··· Data segment ···

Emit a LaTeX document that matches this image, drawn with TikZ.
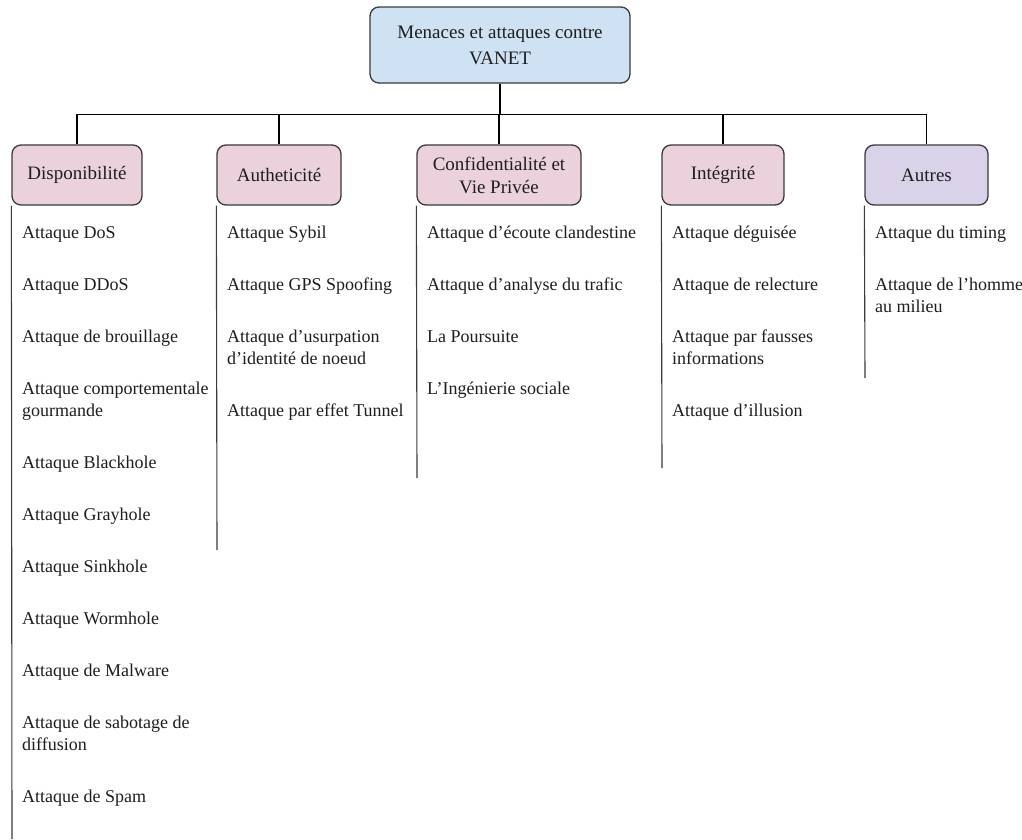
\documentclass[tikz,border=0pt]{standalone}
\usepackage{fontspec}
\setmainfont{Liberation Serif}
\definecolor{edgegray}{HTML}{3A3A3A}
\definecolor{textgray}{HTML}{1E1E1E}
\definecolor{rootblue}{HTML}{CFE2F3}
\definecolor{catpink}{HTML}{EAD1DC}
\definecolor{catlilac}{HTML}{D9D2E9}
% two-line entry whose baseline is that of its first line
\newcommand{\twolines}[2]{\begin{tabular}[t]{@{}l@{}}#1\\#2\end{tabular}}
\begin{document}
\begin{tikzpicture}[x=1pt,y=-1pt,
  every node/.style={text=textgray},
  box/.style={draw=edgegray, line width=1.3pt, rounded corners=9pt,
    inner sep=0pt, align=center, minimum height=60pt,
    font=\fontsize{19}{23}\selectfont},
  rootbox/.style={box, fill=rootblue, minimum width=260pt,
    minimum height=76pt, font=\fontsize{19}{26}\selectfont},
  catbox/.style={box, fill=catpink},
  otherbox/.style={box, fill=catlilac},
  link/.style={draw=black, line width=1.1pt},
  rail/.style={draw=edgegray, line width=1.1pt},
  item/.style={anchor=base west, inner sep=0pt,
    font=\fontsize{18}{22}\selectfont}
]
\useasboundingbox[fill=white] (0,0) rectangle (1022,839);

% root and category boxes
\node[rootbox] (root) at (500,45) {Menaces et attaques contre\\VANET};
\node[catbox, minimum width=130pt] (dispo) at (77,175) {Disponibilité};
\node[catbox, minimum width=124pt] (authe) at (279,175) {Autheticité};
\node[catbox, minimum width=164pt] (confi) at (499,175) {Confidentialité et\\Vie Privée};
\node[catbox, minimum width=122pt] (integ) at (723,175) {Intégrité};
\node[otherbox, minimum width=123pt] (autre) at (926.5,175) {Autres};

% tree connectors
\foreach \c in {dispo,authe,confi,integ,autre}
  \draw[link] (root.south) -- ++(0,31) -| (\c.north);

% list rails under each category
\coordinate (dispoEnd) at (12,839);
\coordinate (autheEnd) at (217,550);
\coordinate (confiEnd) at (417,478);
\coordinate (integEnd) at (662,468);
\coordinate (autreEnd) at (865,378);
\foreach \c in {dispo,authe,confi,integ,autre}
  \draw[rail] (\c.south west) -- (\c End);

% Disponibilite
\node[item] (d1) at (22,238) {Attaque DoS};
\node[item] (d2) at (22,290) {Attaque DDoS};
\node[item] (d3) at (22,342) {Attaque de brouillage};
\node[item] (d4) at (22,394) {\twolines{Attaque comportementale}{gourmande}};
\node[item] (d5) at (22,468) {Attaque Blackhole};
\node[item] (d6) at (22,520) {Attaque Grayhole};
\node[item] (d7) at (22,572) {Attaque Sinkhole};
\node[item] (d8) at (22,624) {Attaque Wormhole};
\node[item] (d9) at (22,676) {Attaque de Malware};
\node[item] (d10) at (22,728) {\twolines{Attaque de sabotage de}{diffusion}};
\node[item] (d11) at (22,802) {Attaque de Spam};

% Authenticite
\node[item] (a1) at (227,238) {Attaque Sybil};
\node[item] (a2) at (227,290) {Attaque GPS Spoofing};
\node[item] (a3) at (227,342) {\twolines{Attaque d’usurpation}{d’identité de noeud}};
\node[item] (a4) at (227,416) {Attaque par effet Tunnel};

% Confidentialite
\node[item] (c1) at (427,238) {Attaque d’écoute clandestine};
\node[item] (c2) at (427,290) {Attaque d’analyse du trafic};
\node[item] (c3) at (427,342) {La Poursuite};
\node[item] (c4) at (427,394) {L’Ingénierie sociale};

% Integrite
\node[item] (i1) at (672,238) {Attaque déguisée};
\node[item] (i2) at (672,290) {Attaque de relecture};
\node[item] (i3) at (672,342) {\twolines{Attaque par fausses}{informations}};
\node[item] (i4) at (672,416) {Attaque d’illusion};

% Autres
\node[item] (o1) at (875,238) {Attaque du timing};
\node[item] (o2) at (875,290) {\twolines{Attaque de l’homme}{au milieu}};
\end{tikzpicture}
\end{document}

···

- What you need to do: Pull every line containing "that" from the data.

- Answer to this exercise:
Emit a LaTeX document that matches this image, drawn with TikZ.
% two-line entry whose baseline is that of its first line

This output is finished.